Senior Circuit Judge Edwards strongly dissented to both of the majority's positions. Judge Edwards promoted deference to FERC in light of the complexity of demand response jurisdiction. He also disagreed that the rule was capricious and arbitrary to the extent that it overcompensates demand response providers due to their lack of generation cost. In Judge Edwards' opinion, FERC had met its rulemaking requirements with a careful showing of why the compensation scheme was neither discriminatory nor unjust.

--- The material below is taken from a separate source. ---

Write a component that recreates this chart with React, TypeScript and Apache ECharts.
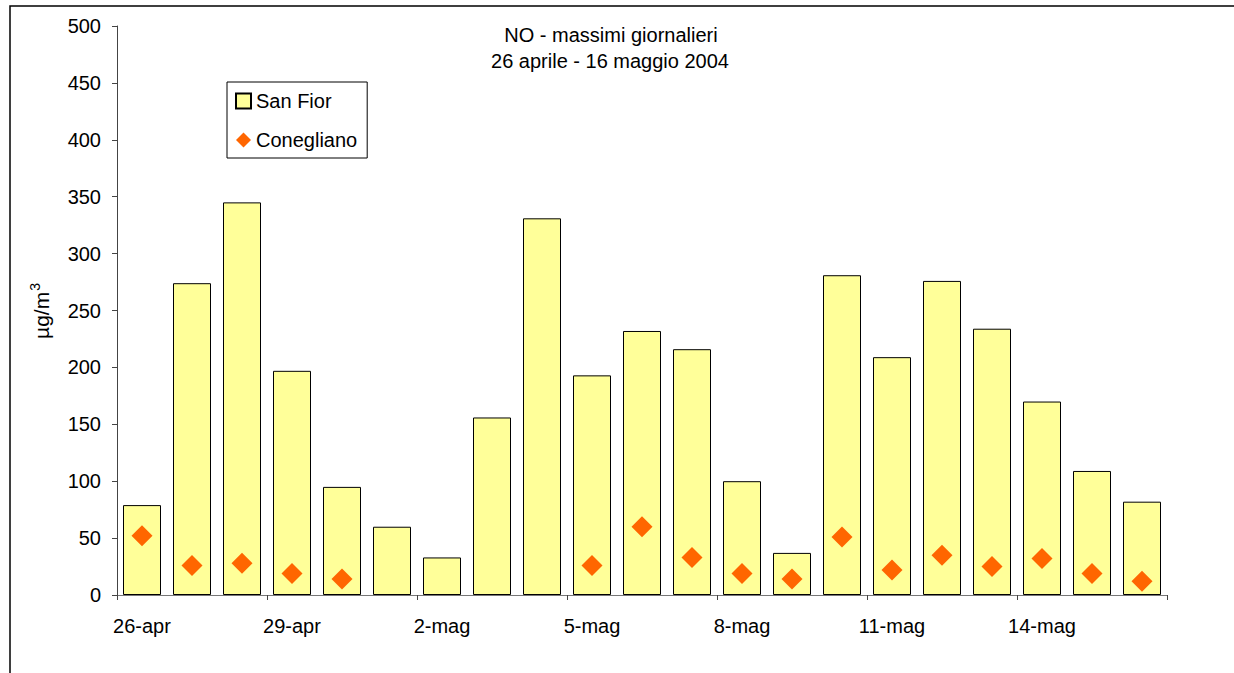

The D.C. Circuit's decision represents a rejection of a key component of the legacy of immediate past FERC Chairman Jon Wellinghoff. Promoting demand-side management was a central tenant of Wellinghoff’s tenure, who once described himself as a soldier fighting in an "epic battle" over demand response. This comes at a time when another key focus of Wellinghoff's tenure as chairman is the subject of a significant challenge in the Senate. Numerous reports claim that several key senators are actively working to keep acting Chairman Cheryl LaFleur as FERC Chair (over President Obama's choice, Norman Bay). Bay led Wellinghoff’s aggressive enforcement efforts against alleged energy market manipulators, efforts that are subject to increasing criticism.